━━━ INFORMATION PROVIDED
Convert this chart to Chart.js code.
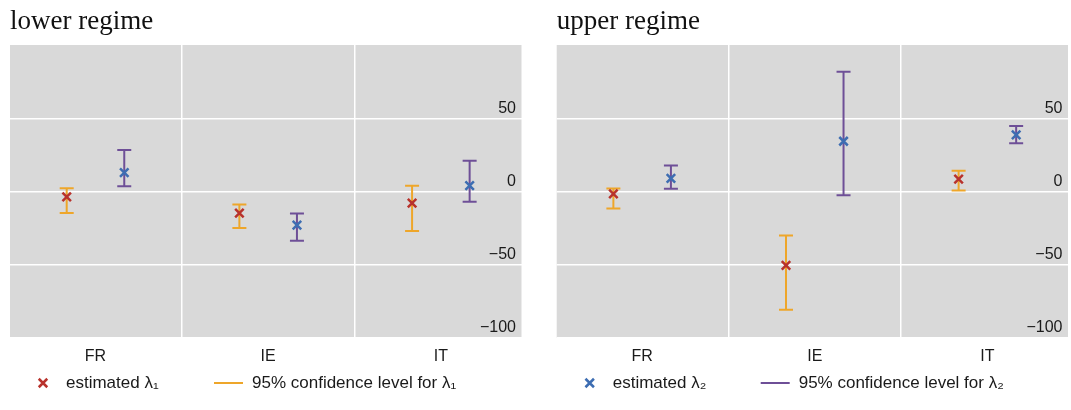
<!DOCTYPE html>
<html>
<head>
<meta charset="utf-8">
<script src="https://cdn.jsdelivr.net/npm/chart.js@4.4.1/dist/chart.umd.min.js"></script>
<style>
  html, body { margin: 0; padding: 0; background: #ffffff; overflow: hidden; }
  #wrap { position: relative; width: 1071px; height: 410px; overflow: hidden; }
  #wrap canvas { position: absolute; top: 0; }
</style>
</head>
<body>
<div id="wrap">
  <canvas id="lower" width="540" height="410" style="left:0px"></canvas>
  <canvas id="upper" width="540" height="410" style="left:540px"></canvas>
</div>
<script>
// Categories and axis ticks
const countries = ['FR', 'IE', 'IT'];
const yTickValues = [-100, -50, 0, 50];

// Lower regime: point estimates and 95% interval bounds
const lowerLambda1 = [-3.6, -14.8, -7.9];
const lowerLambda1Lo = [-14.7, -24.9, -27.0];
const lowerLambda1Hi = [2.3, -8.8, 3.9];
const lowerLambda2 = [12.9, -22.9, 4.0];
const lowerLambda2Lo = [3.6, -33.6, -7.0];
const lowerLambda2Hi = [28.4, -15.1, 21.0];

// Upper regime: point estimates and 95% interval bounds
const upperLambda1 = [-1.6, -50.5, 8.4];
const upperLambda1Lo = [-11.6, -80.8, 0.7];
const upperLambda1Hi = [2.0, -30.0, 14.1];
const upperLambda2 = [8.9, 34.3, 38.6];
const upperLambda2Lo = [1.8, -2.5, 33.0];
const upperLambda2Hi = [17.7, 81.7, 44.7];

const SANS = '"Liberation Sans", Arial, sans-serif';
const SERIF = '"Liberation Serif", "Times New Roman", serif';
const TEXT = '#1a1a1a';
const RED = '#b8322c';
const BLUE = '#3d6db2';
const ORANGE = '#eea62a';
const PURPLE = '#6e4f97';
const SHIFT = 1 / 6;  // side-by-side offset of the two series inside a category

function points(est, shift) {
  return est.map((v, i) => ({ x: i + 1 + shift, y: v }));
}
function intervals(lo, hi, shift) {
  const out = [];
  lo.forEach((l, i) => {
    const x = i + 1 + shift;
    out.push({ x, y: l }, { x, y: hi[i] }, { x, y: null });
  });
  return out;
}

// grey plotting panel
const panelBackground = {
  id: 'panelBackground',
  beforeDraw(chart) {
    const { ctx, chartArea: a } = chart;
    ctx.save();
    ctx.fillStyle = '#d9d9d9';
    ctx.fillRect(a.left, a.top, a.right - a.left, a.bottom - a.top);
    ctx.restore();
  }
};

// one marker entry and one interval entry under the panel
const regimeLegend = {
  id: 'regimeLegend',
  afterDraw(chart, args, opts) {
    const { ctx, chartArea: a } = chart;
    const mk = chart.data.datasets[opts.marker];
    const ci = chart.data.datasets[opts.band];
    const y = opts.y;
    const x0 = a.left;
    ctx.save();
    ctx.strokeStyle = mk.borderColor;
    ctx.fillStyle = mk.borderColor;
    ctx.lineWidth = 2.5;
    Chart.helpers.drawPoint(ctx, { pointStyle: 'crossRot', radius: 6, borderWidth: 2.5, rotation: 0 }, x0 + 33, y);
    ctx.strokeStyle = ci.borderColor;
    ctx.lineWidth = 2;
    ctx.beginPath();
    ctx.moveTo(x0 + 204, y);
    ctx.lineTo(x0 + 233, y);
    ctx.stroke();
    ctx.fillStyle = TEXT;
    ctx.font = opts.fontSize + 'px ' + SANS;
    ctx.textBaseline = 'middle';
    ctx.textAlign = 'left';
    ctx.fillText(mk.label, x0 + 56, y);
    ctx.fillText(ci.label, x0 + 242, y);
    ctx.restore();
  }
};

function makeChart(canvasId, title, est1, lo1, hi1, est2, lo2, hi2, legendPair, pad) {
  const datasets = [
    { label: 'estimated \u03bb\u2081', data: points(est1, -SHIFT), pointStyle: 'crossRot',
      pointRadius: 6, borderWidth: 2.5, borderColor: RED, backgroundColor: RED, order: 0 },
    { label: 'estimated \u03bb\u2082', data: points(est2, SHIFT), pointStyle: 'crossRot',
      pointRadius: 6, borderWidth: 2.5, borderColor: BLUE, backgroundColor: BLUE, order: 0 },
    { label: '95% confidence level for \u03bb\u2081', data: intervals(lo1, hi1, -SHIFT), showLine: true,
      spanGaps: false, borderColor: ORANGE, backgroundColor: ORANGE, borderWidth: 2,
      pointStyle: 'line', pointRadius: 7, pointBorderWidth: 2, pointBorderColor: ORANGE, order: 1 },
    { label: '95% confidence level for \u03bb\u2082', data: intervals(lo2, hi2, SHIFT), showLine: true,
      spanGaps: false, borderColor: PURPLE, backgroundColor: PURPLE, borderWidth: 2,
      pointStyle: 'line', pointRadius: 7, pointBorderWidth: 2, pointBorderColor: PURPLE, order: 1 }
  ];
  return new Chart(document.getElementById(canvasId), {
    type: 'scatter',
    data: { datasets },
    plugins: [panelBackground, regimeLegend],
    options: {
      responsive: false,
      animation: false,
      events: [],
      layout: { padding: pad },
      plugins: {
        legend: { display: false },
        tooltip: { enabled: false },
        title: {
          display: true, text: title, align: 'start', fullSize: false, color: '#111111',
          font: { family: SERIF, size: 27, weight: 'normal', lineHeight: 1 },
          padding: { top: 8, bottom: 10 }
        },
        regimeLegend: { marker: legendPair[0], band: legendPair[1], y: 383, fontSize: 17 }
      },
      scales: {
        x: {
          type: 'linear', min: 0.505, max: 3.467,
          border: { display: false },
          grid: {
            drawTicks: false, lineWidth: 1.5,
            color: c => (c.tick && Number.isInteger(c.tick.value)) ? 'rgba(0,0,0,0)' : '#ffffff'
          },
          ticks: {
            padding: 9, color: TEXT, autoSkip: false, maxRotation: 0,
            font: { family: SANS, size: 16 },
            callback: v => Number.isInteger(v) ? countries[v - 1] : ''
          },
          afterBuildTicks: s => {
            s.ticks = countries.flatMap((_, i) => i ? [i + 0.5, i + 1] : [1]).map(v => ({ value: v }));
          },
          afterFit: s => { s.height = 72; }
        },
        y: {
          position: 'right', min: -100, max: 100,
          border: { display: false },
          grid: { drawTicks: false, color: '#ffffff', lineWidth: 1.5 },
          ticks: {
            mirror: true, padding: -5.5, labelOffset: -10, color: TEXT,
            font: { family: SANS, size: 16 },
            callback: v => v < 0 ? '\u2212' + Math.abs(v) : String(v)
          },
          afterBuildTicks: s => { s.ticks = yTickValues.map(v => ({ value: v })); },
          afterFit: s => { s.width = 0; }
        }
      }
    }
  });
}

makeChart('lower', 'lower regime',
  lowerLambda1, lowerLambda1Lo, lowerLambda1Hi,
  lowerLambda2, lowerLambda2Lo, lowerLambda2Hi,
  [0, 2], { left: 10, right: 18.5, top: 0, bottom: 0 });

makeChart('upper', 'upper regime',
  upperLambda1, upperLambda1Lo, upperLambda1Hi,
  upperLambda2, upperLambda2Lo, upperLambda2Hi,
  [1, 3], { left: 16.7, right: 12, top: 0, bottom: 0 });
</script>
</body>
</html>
━━━━━━
Each line of the data is to be duplicated exactly; pictures stay out of the copy.

● COMPLETE RESPONSE
Convert this chart to Chart.js code.
<!DOCTYPE html>
<html>
<head>
<meta charset="utf-8">
<script src="https://cdn.jsdelivr.net/npm/chart.js@4.4.1/dist/chart.umd.min.js"></script>
<style>
  html, body { margin: 0; padding: 0; background: #ffffff; overflow: hidden; }
  #wrap { position: relative; width: 1071px; height: 410px; overflow: hidden; }
  #wrap canvas { position: absolute; top: 0; }
</style>
</head>
<body>
<div id="wrap">
  <canvas id="lower" width="540" height="410" style="left:0px"></canvas>
  <canvas id="upper" width="540" height="410" style="left:540px"></canvas>
</div>
<script>
// Categories and axis ticks
const countries = ['FR', 'IE', 'IT'];
const yTickValues = [-100, -50, 0, 50];

// Lower regime: point estimates and 95% interval bounds
const lowerLambda1 = [-3.6, -14.8, -7.9];
const lowerLambda1Lo = [-14.7, -24.9, -27.0];
const lowerLambda1Hi = [2.3, -8.8, 3.9];
const lowerLambda2 = [12.9, -22.9, 4.0];
const lowerLambda2Lo = [3.6, -33.6, -7.0];
const lowerLambda2Hi = [28.4, -15.1, 21.0];

// Upper regime: point estimates and 95% interval bounds
const upperLambda1 = [-1.6, -50.5, 8.4];
const upperLambda1Lo = [-11.6, -80.8, 0.7];
const upperLambda1Hi = [2.0, -30.0, 14.1];
const upperLambda2 = [8.9, 34.3, 38.6];
const upperLambda2Lo = [1.8, -2.5, 33.0];
const upperLambda2Hi = [17.7, 81.7, 44.7];

const SANS = '"Liberation Sans", Arial, sans-serif';
const SERIF = '"Liberation Serif", "Times New Roman", serif';
const TEXT = '#1a1a1a';
const RED = '#b8322c';
const BLUE = '#3d6db2';
const ORANGE = '#eea62a';
const PURPLE = '#6e4f97';
const SHIFT = 1 / 6;  // side-by-side offset of the two series inside a category

function points(est, shift) {
  return est.map((v, i) => ({ x: i + 1 + shift, y: v }));
}
function intervals(lo, hi, shift) {
  const out = [];
  lo.forEach((l, i) => {
    const x = i + 1 + shift;
    out.push({ x, y: l }, { x, y: hi[i] }, { x, y: null });
  });
  return out;
}

// grey plotting panel
const panelBackground = {
  id: 'panelBackground',
  beforeDraw(chart) {
    const { ctx, chartArea: a } = chart;
    ctx.save();
    ctx.fillStyle = '#d9d9d9';
    ctx.fillRect(a.left, a.top, a.right - a.left, a.bottom - a.top);
    ctx.restore();
  }
};

// one marker entry and one interval entry under the panel
const regimeLegend = {
  id: 'regimeLegend',
  afterDraw(chart, args, opts) {
    const { ctx, chartArea: a } = chart;
    const mk = chart.data.datasets[opts.marker];
    const ci = chart.data.datasets[opts.band];
    const y = opts.y;
    const x0 = a.left;
    ctx.save();
    ctx.strokeStyle = mk.borderColor;
    ctx.fillStyle = mk.borderColor;
    ctx.lineWidth = 2.5;
    Chart.helpers.drawPoint(ctx, { pointStyle: 'crossRot', radius: 6, borderWidth: 2.5, rotation: 0 }, x0 + 33, y);
    ctx.strokeStyle = ci.borderColor;
    ctx.lineWidth = 2;
    ctx.beginPath();
    ctx.moveTo(x0 + 204, y);
    ctx.lineTo(x0 + 233, y);
    ctx.stroke();
    ctx.fillStyle = TEXT;
    ctx.font = opts.fontSize + 'px ' + SANS;
    ctx.textBaseline = 'middle';
    ctx.textAlign = 'left';
    ctx.fillText(mk.label, x0 + 56, y);
    ctx.fillText(ci.label, x0 + 242, y);
    ctx.restore();
  }
};

function makeChart(canvasId, title, est1, lo1, hi1, est2, lo2, hi2, legendPair, pad) {
  const datasets = [
    { label: 'estimated \u03bb\u2081', data: points(est1, -SHIFT), pointStyle: 'crossRot',
      pointRadius: 6, borderWidth: 2.5, borderColor: RED, backgroundColor: RED, order: 0 },
    { label: 'estimated \u03bb\u2082', data: points(est2, SHIFT), pointStyle: 'crossRot',
      pointRadius: 6, borderWidth: 2.5, borderColor: BLUE, backgroundColor: BLUE, order: 0 },
    { label: '95% confidence level for \u03bb\u2081', data: intervals(lo1, hi1, -SHIFT), showLine: true,
      spanGaps: false, borderColor: ORANGE, backgroundColor: ORANGE, borderWidth: 2,
      pointStyle: 'line', pointRadius: 7, pointBorderWidth: 2, pointBorderColor: ORANGE, order: 1 },
    { label: '95% confidence level for \u03bb\u2082', data: intervals(lo2, hi2, SHIFT), showLine: true,
      spanGaps: false, borderColor: PURPLE, backgroundColor: PURPLE, borderWidth: 2,
      pointStyle: 'line', pointRadius: 7, pointBorderWidth: 2, pointBorderColor: PURPLE, order: 1 }
  ];
  return new Chart(document.getElementById(canvasId), {
    type: 'scatter',
    data: { datasets },
    plugins: [panelBackground, regimeLegend],
    options: {
      responsive: false,
      animation: false,
      events: [],
      layout: { padding: pad },
      plugins: {
        legend: { display: false },
        tooltip: { enabled: false },
        title: {
          display: true, text: title, align: 'start', fullSize: false, color: '#111111',
          font: { family: SERIF, size: 27, weight: 'normal', lineHeight: 1 },
          padding: { top: 8, bottom: 10 }
        },
        regimeLegend: { marker: legendPair[0], band: legendPair[1], y: 383, fontSize: 17 }
      },
      scales: {
        x: {
          type: 'linear', min: 0.505, max: 3.467,
          border: { display: false },
          grid: {
            drawTicks: false, lineWidth: 1.5,
            color: c => (c.tick && Number.isInteger(c.tick.value)) ? 'rgba(0,0,0,0)' : '#ffffff'
          },
          ticks: {
            padding: 9, color: TEXT, autoSkip: false, maxRotation: 0,
            font: { family: SANS, size: 16 },
            callback: v => Number.isInteger(v) ? countries[v - 1] : ''
          },
          afterBuildTicks: s => {
            s.ticks = countries.flatMap((_, i) => i ? [i + 0.5, i + 1] : [1]).map(v => ({ value: v }));
          },
          afterFit: s => { s.height = 72; }
        },
        y: {
          position: 'right', min: -100, max: 100,
          border: { display: false },
          grid: { drawTicks: false, color: '#ffffff', lineWidth: 1.5 },
          ticks: {
            mirror: true, padding: -5.5, labelOffset: -10, color: TEXT,
            font: { family: SANS, size: 16 },
            callback: v => v < 0 ? '\u2212' + Math.abs(v) : String(v)
          },
          afterBuildTicks: s => { s.ticks = yTickValues.map(v => ({ value: v })); },
          afterFit: s => { s.width = 0; }
        }
      }
    }
  });
}

makeChart('lower', 'lower regime',
  lowerLambda1, lowerLambda1Lo, lowerLambda1Hi,
  lowerLambda2, lowerLambda2Lo, lowerLambda2Hi,
  [0, 2], { left: 10, right: 18.5, top: 0, bottom: 0 });

makeChart('upper', 'upper regime',
  upperLambda1, upperLambda1Lo, upperLambda1Hi,
  upperLambda2, upperLambda2Lo, upperLambda2Hi,
  [1, 3], { left: 16.7, right: 12, top: 0, bottom: 0 });
</script>
</body>
</html>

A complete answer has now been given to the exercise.